This year’s Top 10 are:
- Boston-Cambridge
- San Francisco Bay Area
- New Jersey/New York
- Maryland/DC Metro
- San Diego
- Greater Philadelphia
- Seattle
- Raleigh/Durham
- Los Angeles/Orange County
- Chicagoland
- NIH funding — Taken from the publicly available NIH RePORT database, for the current federal fiscal year, from its start on October 1, 2015, through March 27, 2016.
- Venture Capital (VC) funding — Taken from 2015 figures furnished by the publicly available MoneyTree Report.
- Patents — Based on the number of patents containing the word “biotechnology” awarded since 1976 in namesake cities and suburbs where key companies are located.
- Lab space — Based on total-size-of-market figures, in millions of square feet, furnished by the commercial real estate brokerage JLL in its Life Sciences Cluster Reports for 2015.

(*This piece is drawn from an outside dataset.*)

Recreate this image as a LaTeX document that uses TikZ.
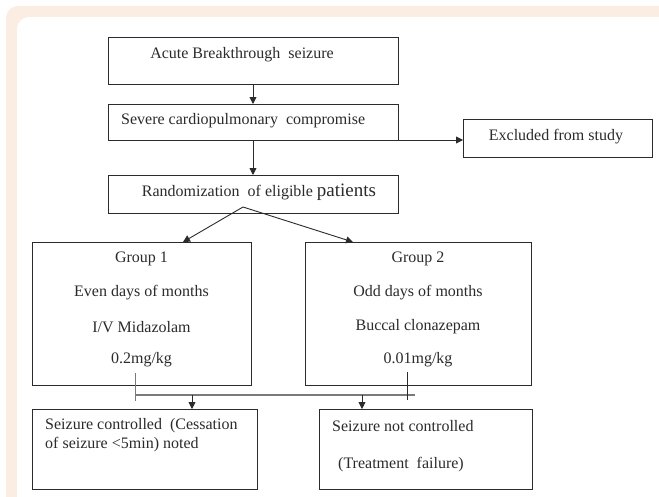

- Jobs — Based on JLL’s report. While job numbers are ranked this year compared with last year’s Top 10 US Clusters list, less weight had to be given to job totals in regions where GEN has found widespread discrepancies in job figures. However, workforce size was factored in when deciding the ultimate position of a region.
The combination of the Empire State and Garden State leads the nation in biopharma jobs (127,651 according to JLL), but not in VC funding (fourth with $340.097 million in 25 deals) despite the presence of Wall Street and the financial industry. NY-NJ is second in NIH funding (826 awards totaling $366 million), yet lags behind four other clusters in patents (fifth with 3,522).
New Jersey carries the region in lab space, accounting for more than half (58.5%) of the region’s total 14.194 million square feet—good enough for third, but two notches below a year ago, thanks to stronger demand in Boston/Cambridge and the Bay Area.
New Jersey is also the region’s dominant partner in jobs (60% of the region’s total 127,651) thanks to its heritage pharma industry and a biotech segment that includes giants such as Celgene and Amicus Therapeutics, which acquired Durham, NC-based Scioderm last year.
Biotech is also growing in New York: Regeneron Pharmaceuticals continues to expand in suburban Tarrytown, NY, while New York City’s Accelerator late last year spun out its first two startups, both drug developers, Petra Pharma and Lodo Therapeutics.